Projective multiscale time-integration for electrostatic particle-in-cell methods

TL;DR

This paper introduces a wavelet-based projective integration method for kinetic plasma simulations, enabling efficient long-term predictions by combining short PIC simulations with coarse-grained extrapolation, validated through 1D experiments.

Contribution

It presents a novel multiscale time-integration scheme that combines wavelet discretization with Equation-Free Projective Integration for kinetic plasma systems.

Findings

Good agreement with full PIC simulations

Speedup scales linearly with system size

Effective for large-scale, multiscale plasma problems

Abstract

The simulation of problems in kinetic plasma physics are often challenging due to strongly coupled phenomena across multiple scales. In this work, we propose a wavelet-based coarse-grained numerical scheme, based on the framework of Equation-Free Projective Integration, for a kinetic plasma system modeled by the Vlasov-Poisson equations. A kinetic particle-in-cell (PIC) code is used to simulate the meso scale dynamics for short time intervals. This allows the extrapolation over long time-steps of the behavior of a coarse wavelet-based discretization of the system. To validate the approach and the underlying concepts, we perform two 1D1V numerical experiments: nonlinear propagation and steepening of an ion wave, and the expansion of a plasma slab in vacuum.

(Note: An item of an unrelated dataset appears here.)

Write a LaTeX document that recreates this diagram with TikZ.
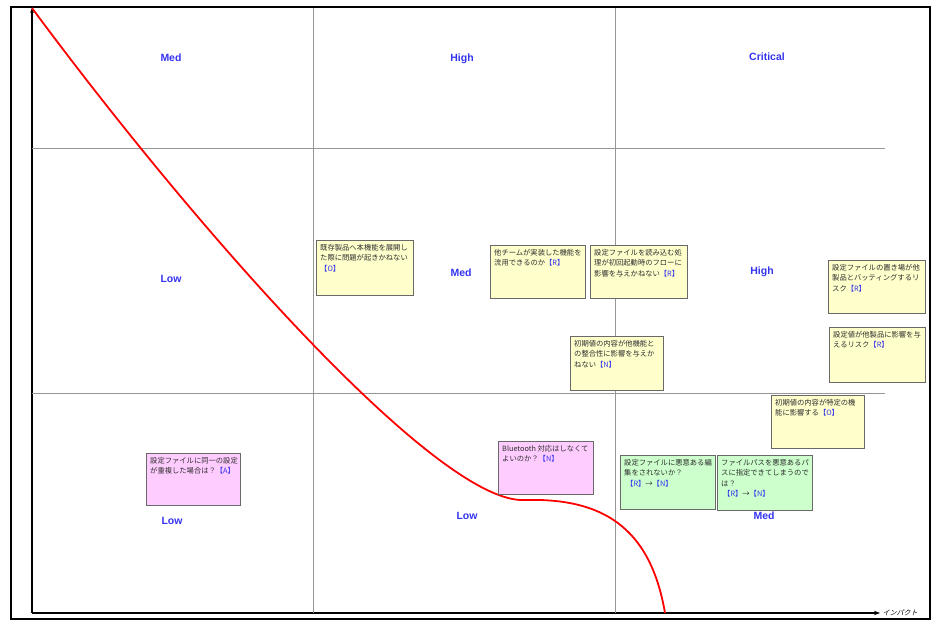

The direct comparisons to resolved PIC simulations show good agreement. We show that the speedup of the projective integration scheme over the full particle scheme scales linearly with the system size, demonstrating efficiency while taking into account fully kinetic, non-Maxwellian effects. This suggests that the approach is potentially interesting for kinetic plasma problems with a large separation of scales, especially in higher dimensions.